People are designed to respond to what other people are doing. You smile, it triggers someone else to smile. You yell, it triggers someone else to yell. Scientists know we’ve got mirror neurons in our brains that make this response happen, and they think it’s meant to help us navigate situations and connect socially, to ensure a higher likelihood of being accepted into the larger group.
With all this going on, emotions drive a lot of our behavior. You can never really eliminate them when you’re working with a customer, person on your team, or anybody else. But what you can do is try to apply the mirror principle in different ways to show that you understand the other person, diffuse tensions, and influence how they’re feeling in a positive way. Negotiators call this “tactical empathy.”
1. Pick your tone
FBI negotiator Chris Voss asserts that there are three main “voices” you can pick to get people to relax and trust you.
For the most part, the positive and playful voice can be your go-to. But the idea to remember is that your tone conveys just as much as the actual words you say. If you’re in control of it, then thanks to mirroring, you can make the other person feel like there’s no reason to worry, complain, or be upset.

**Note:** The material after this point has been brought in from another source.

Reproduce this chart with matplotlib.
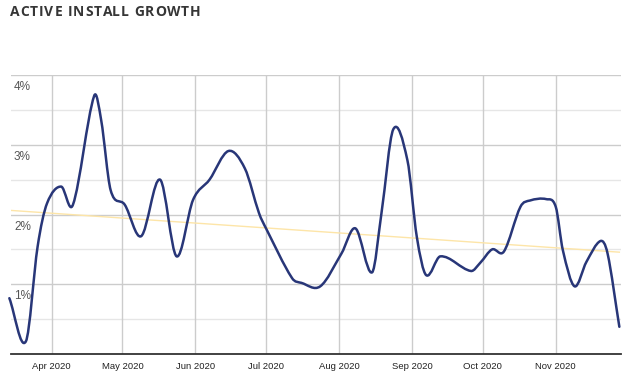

Body language connects to tone because it sends nonverbal cues to the person you’re dealing with. So try to be consistent between what you physically do and what you’re saying. If you’re going for a playful tone, then your body has to be relaxed, too. And when you’re trying to read the other person, look for things like crossed arms, leaning away, etc. If what a customer signals with their body is different than what they say, then you know there’s something under the surface that could stop the deal and that you have to dig a little deeper to diffuse.
This strategy is as simple as it gets — just repeat the last few words the other person said. For example, if your customer says, “I like Product X, but the price is too high,” then you say “Price is too high?” Rephasing like this creates a feeling of familiarity between you and the other person. It usually gets the other person to cough up a little more information without you asking directly for it, too. They might answer “Yeah, I never pay more than $30 for one of these” or “I mean, the quality’s great, but I’m really on a budget now.” All that information becomes gold you can use to understand their pain points, needs, and wants. You can use it as leverage or sweeten the deal for them.

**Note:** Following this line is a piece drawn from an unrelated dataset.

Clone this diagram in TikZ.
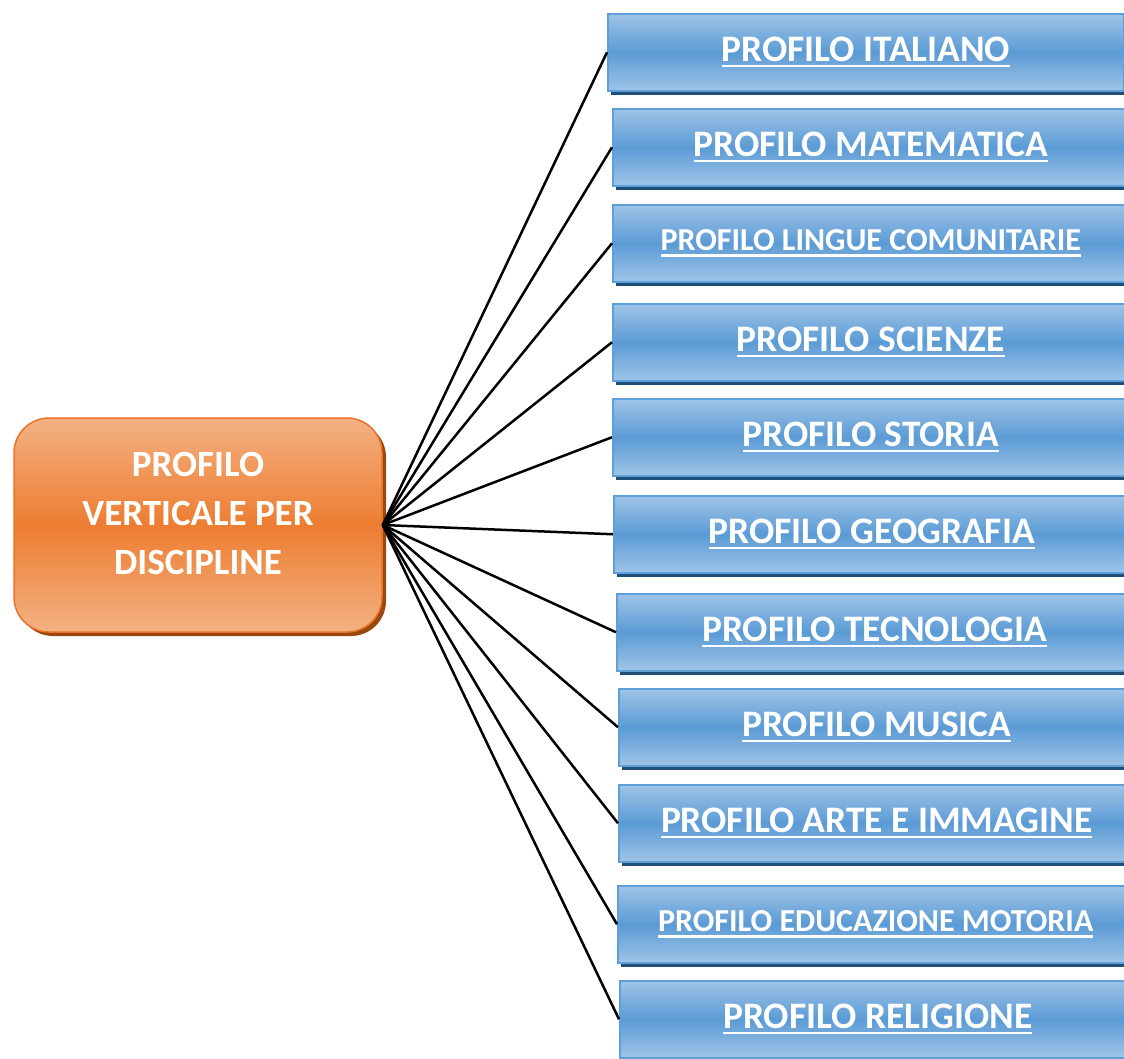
\documentclass[tikz,border=0pt]{standalone}
\usepackage{fontspec}
\setmainfont{Carlito}
\usetikzlibrary{shadows}

\definecolor{orangemid}{HTML}{ED7D31}
\definecolor{orangelight}{HTML}{F4B183}
\definecolor{orangeline}{HTML}{E8732A}
\definecolor{orangeshadow}{HTML}{9A4710}
\definecolor{bluemid}{HTML}{5B9BD5}
\definecolor{bluelight}{HTML}{9FC4E7}
\definecolor{blueline}{HTML}{5E9FDA}
\definecolor{blueshadow}{HTML}{1F4E79}

% underlined label
\newcommand\undl[1]{\setbox0\hbox{#1}\rlap{\rule[-5.7pt]{\wd0}{2.7pt}}\box0}

\begin{document}
\begin{tikzpicture}[x=1pt,y=-1pt,
    mainbox/.style={rounded corners=35pt, minimum width=368pt, minimum height=214pt,
        inner sep=0pt, draw=orangeline, line width=1.5pt,
        top color=orangelight, bottom color=orangelight, middle color=orangemid,
        drop shadow={shadow xshift=4pt, shadow yshift=-4pt, fill=orangeshadow, opacity=1},
        text=white, align=center, text depth=24pt,
        font=\fontsize{37}{49}\selectfont\bfseries},
    discbox/.style={anchor=north west, minimum width=516pt, minimum height=77pt,
        inner sep=0pt, draw=blueline, line width=1.5pt,
        top color=bluelight, bottom color=bluelight, middle color=bluemid,
        drop shadow={shadow xshift=3pt, shadow yshift=-4pt, fill=blueshadow, opacity=1},
        text=white, font=\fontsize{37.4}{40}\selectfont\bfseries},
    discsmall/.style={discbox, font=\fontsize{32}{36}\selectfont\bfseries},
    link/.style={line width=2.5pt, black}]
\useasboundingbox (0,0) rectangle (1124,1058);
\clip (0,0) rectangle (1124,1058);

% Main box
\node[mainbox] (prof) at (198,525) {PROFILO\\VERTICALE PER\\DISCIPLINE};

% Disciplines
\node[discbox] (ita) at (607,13) {\undl{PROFILO ITALIANO}};
\node[discbox] (mat) at (612,108) {\undl{PROFILO MATEMATICA}};
\node[discsmall] (lin) at (612,204) {\undl{PROFILO LINGUE COMUNITARIE}};
\node[discbox] (sci) at (612,303) {\undl{PROFILO SCIENZE}};
\node[discbox] (sto) at (612,398) {\undl{PROFILO STORIA}};
\node[discbox] (geo) at (613,495) {\undl{PROFILO GEOGRAFIA}};
\node[discbox] (tec) at (616,593) {\undl{PROFILO TECNOLOGIA}};
\node[discbox] (mus) at (618,688) {\undl{PROFILO MUSICA}};
\node[discbox] (art) at (618,784) {\undl{PROFILO ARTE E IMMAGINE}};
\node[discsmall] (edu) at (617,885) {\undl{PROFILO EDUCAZIONE MOTORIA}};
\node[discbox] (rel) at (619,980) {\undl{PROFILO RELIGIONE}};

% Links
\draw[link] (prof.east) -- (ita.west);
\draw[link] (prof.east) -- (mat.west);
\draw[link] (prof.east) -- (lin.west);
\draw[link] (prof.east) -- (sci.west);
\draw[link] (prof.east) -- (sto.west);
\draw[link] (prof.east) -- (geo.west);
\draw[link] (prof.east) -- (tec.west);
\draw[link] (prof.east) -- (mus.west);
\draw[link] (prof.east) -- (art.west);
\draw[link] (prof.east) -- (edu.west);
\draw[link] (prof.east) -- (rel.west);
\end{tikzpicture}
\end{document}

Another way to approach repeating is just to start your response with “I’m sorry…” For example, you could say, “I’m sorry your budget is tight at the moment.” The point here is to help them feel heard and acknowledge what they feel or are going through. Once you’ve done that, you can ask them what you can do to make things better or how you and the customer can solve their problem together.
3. Use labels
Labels describe your customer in some way. For example, if your customer is hyper-focused on cost, then a negative label could be “they hate high prices,” while a positive label could be “they love finding value.”
Either way, take that label and stick “It sounds/looks like…” in front of it. This validates how they’re feeling so you can build a bond. But it also gives them a chance to clarify your perception of them and their situation. If you get the label right, then you can figure out an action to attach to it. For instance, if they love value, then you might say, “It sounds like you love value, so what I can do is throw in/so I want to make sure you know about…” Or something along these lines.
FBI negotiators are masters when it comes to taking the stress out of tough situations and getting people to agree. The mirroring idea is at the heart of what they do, and they always keep empathy and emotion in mind. Fortunately, their advice easily transfers to the office. Use their key methods of tone, repeating, and labeling starting today to create foundational rapport for long-term success.